It sounds strange to say it, but the Scotch Malt Whisky Society, aside from ushering in changes in the whisky world, had its impacts on rums as well. What made the Society stand out back in the day and initially made its name, was the focus on single cask fullproof bottlings, which at the time was only sporadically addressed by other whisky makers (and hardly at all with rums, except perhaps by the Italians like Samaroli and Velier, who were practically unknown outside Italy). At the time I wrote about the Longpond R5.1 and the WIRD R 3.4 and R 3.5, 46% was about the most I ever saw outside of the 151s, so juice that went for broke at cask strength was eye opening.

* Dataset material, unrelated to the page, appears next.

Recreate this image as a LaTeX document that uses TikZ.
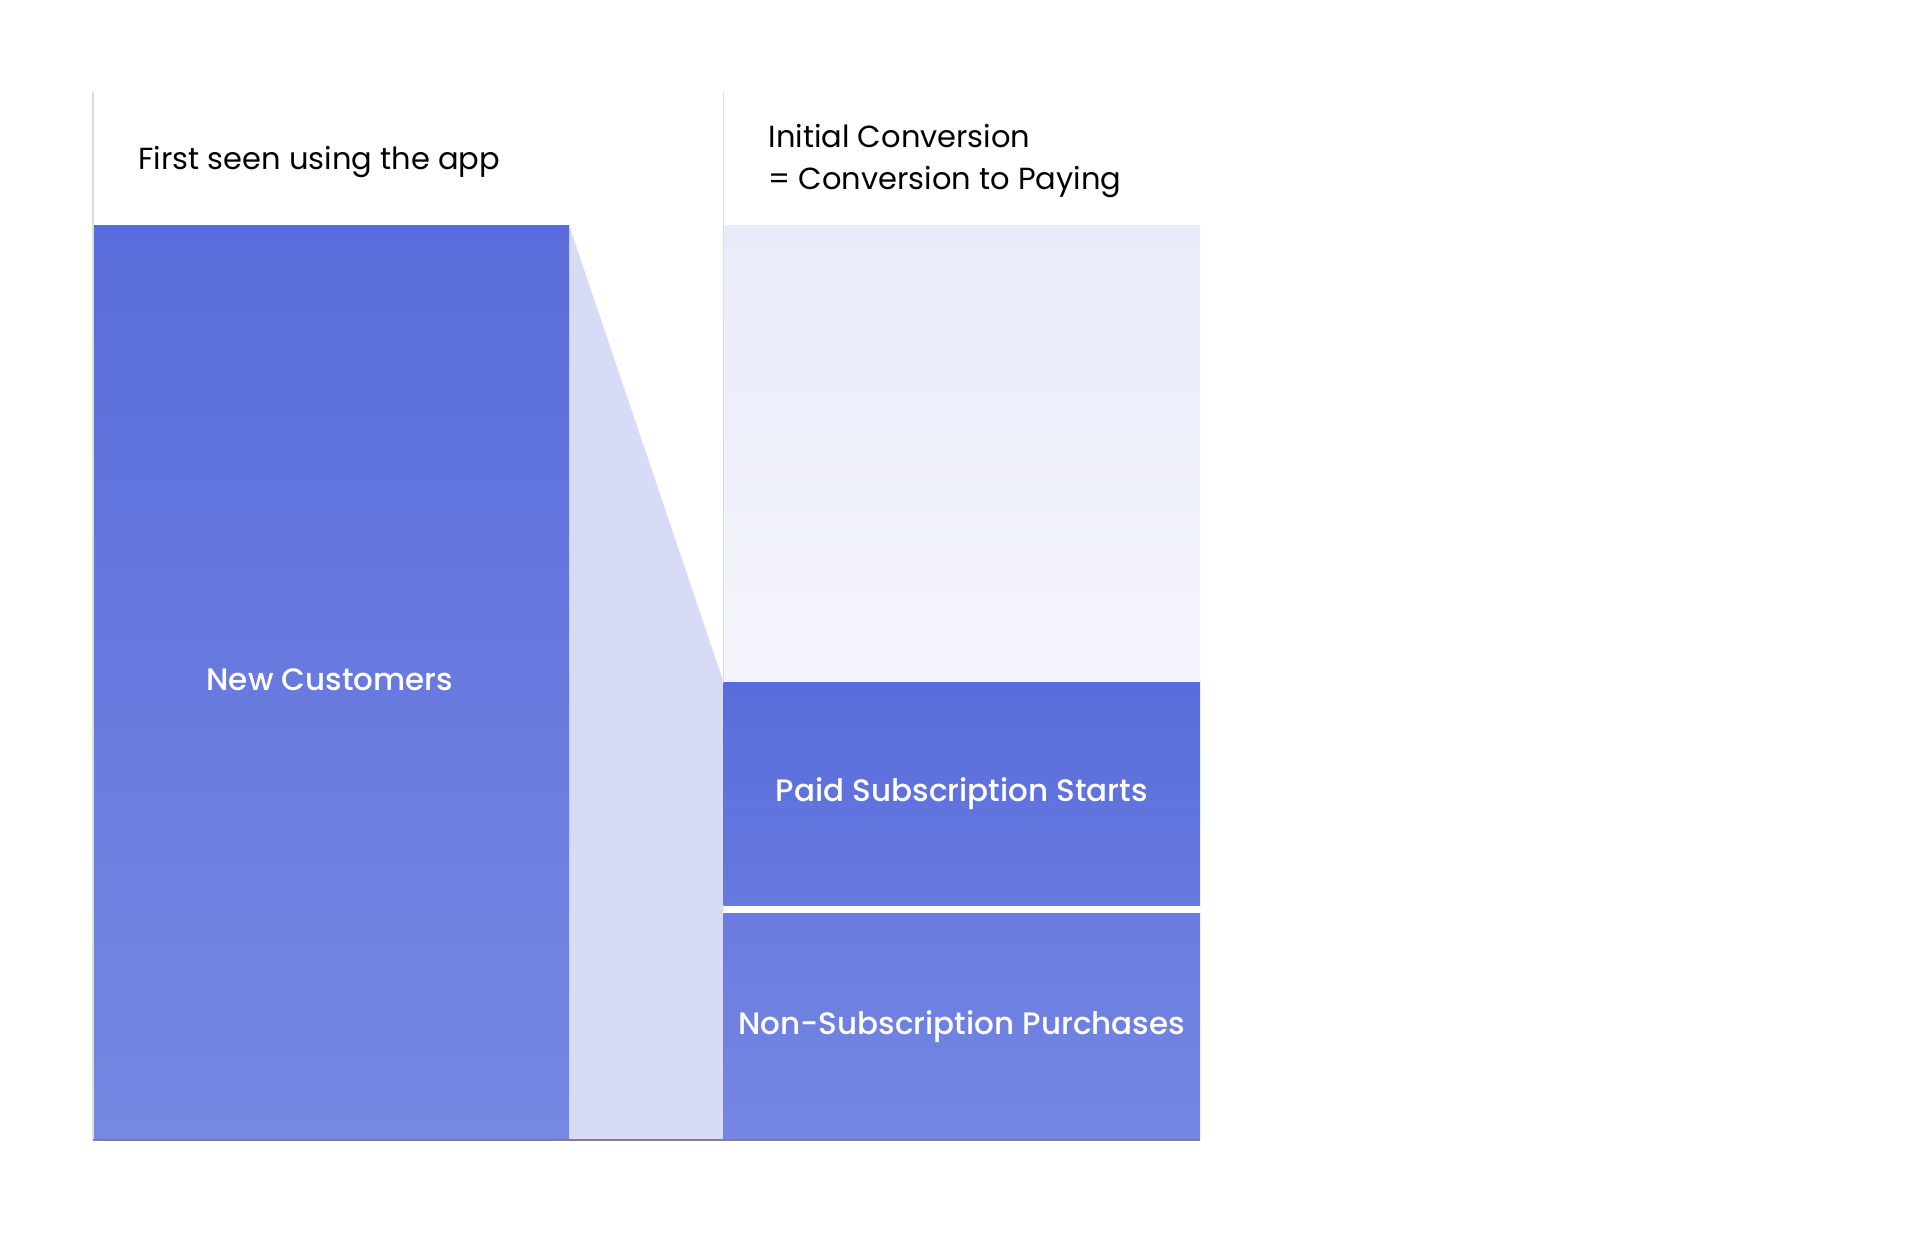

Well, fast forward some years and what I saw as groundbreaking in 2012 is now standard practice, and while the Society has expanded its rum selection to 50+ (all at fullproof), its lustre has been eclipsed somewhat in the competing glare of the many other rum makers (indies or producers) who are doing the same thing, and who, let’s face it, specialize in rum – they don’t see it as an adjunct to their main business. That and the SMWS’s pricing model, of course, which many can’t or won’t pony up for (full disclosure: I’m a member of the Society and buy my bottles).
But anyway, preamble aside, let’s keep on disassembling the R-11.x series of rums released by the Society, with the second release from Worthy Park distillate, which is called, without irony and perhaps tongue-in-cheek, “Absolutely Fabulous!” Like the R11.1, it is 57.5% ABV, distilled in 2010 and bottled in 2017, 309-bottle outturn from ex-bourbon barrels. And like that one, it’s nice and original.
The nose – sweet, fruity, subtly different from the R11.1. Orange zest, papaya, pineapple, ripe yellow mangoes, plus toblerone, white pepper, honey, cereals, and again that sly hint of glue coiling around the background. It remains dusty, but also laden with spices like cinnamon, massala, crushed black peppers and there’s a subtle oily iodine-like smell wafting around that really makes the thing original. There’s a slight suggestion of rubber, not so much like a vulcanizing shop in hot weather as an old basketball’s air leaking out. Like I said – original. I guess it takes all kinds.
The palate presents as hot and quite dry, a little wine-y, and also salty – brine and olives, and even salt fish with a few good ‘obstacles’ of cassava and eddoes. It’s funky and a bit off the reservation, I grant, but there’s more: well-oiled leather, aromatic tobacco, sweet chilis and cucumbers and apple cider – I really didn’t know what to make of it, except that it sort of makes you smile and try some more, see if there’s any other element of crazy hanging around waiting to ambush your tongue. Here I did add some water and it quietened down and other flavours crept out, including the fruit that the nose had promised: pineapple, mangoes, unripe peaches, caramel, nutmeg, toffee and the acrid smoke of water-doused fire, if you can believe it. Finish was nice and long, somewhat bitter, mostly tobacco, leather, smoke, not too much in the way of sweetness or fruits except for a whiff of Fanta that permeated the entire experience.
This rum is clearly from the same tree as the R11.1 but seems like a different branch…and good in the same way, and its own way. That musky salt fish and iodine was odd to say the least (if not entirely unpleasant)…and what it shows is that rums made at the same time and aged for the same period – probably in the same place – can have discernibly different profiles. Worthy Park sold the SMWS a number of barrels (none of the SMWS bottlings come from Scheer) so there’s both tropical and continental ageing in these things. And what it demonstrates is that like for all other indie bottlers, getting several barrels means one has the opportunity (takes the risk?) of having one barrel be different than its neighbor but both showing something of the character of the source estate. For my money, the R11.1 worked, and made my ears perk up, and my nose twitch. The SMWS took a chance with the R11.2 and it paid off, because this one, happily, does the same thing…not fabulously, perhaps, but with originality, and very nicely indeed.
- Serge Valentin scored this 88 points and felt that were it not for two off notes it would have hit 90
- RumShopBoy, the only other person in the rumisphere who has written about the SMWS bottlings, rated it 74/100 on a 0-100 scale, so his evaluation is about the same as mine. His comments are worth noting: “This is not as good as Worthy Park’s Single Estate Rums that are commercially available. Although those editions do not carry age statements, they are more refined blends that are easier to drink. That leads me to my biggest problem with this rum… it is a real challenge to enjoy it properly. There is no doubting the quality of the rum and its production but it is hard to really enjoy it. Unusually for me, I found it needed some water to make it more enjoyable.”